#35 — Holy Motors (Leos Carax, 2012)
It takes a peculiar skill to make a movie that’s utterly bonkers and yet marvelously lucid, simultaneously reckless and tightly controlled. French director Leos Carax went a long time between films before Holy Motors, with more than ten years absent from the cinema. At times, it seemed as though every last inkling he had during that spell is poured into the feature, and Carax does acknowledge he drew from aborted works. Logic is superseded by ambition. Consistently is cast aside in favor of grand invention. Why hone a narrative when it it far more enjoyable to render pure possibility?

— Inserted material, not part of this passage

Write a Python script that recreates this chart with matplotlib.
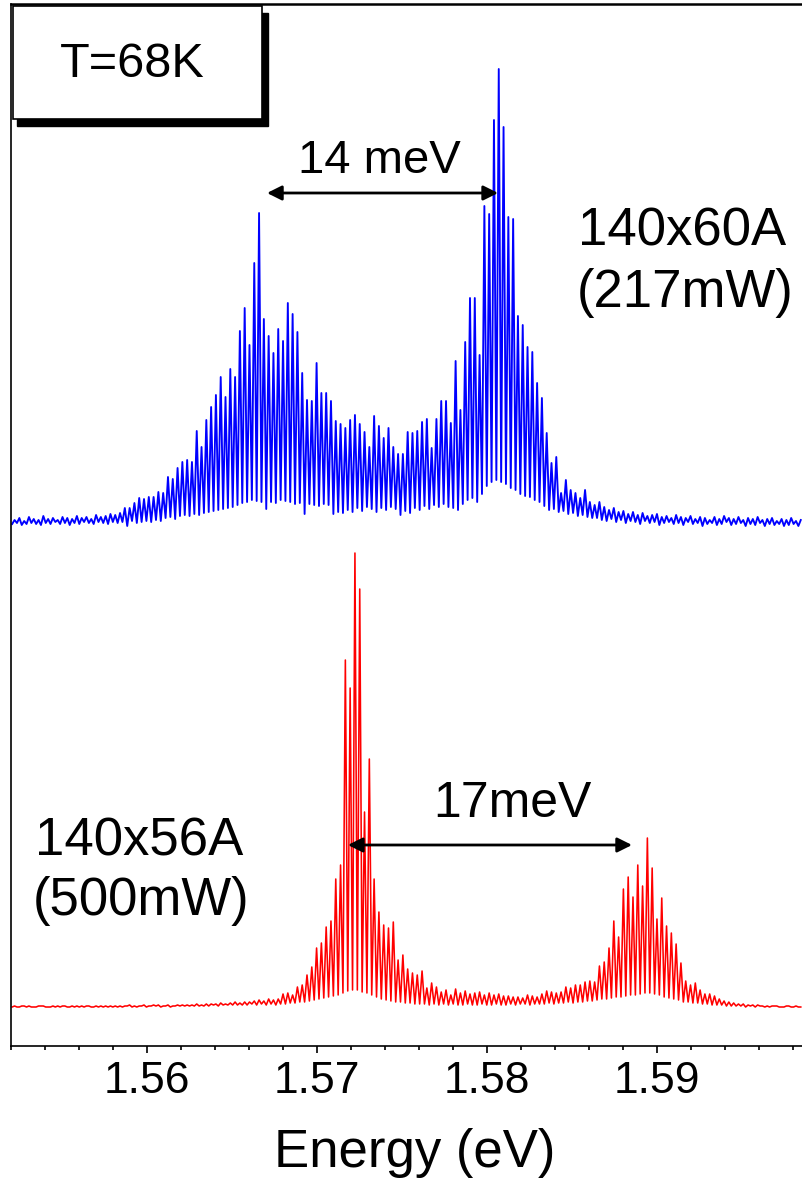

It’s an abuse of language to say Holy Motors has a plot, but it does have a through line. There is a man named Oscar (Dennis Lavant) and he rides in a limousine, driven by Céline (Édith Scob). Oscar is going to work, and his job is shifting identity. He dons wigs and makeup and ventures back out into the city, perhaps orchestrating a kidnapping or pretending to die or maybe just pumping an accordion to lead an ad hoc band in a musical performance. If the shifts don’t fully track within the context of world Carax constructs, the journey of Oscar makes sense in the extended metaphor laid out. Oscar is an actor, moving from one performance to the next, as signaled by the opening sequence that finds a man (Carax gives himself the cameo role) awaking and entering, as if by magic, a movie theater. The whole world is cinema, cinema is the whole world, and storytelling is the lifeblood of it all.
Carax’s uncommon visual styling is perhaps the element that most distinguishes Holy Motors from other films that employ metafictional tomfoolery and allegorical sleight of hand to celebrate the cinematic arts. The screen is alive with creativity, Carax seemingly bending light and color to his inexhaustible imagination. And yet the flourishes never feel indulgent. Somehow Carax makes every bold choice an organically sound realization of what has come before it. It is not a film without rules, but instead one that takes the rules and rewrites them to make them better, a more proper representation of the wide boundaries afforded by the medium. Despite its rambunctious inner spirit, Holy Motors doesn’t demolish. It fortifies.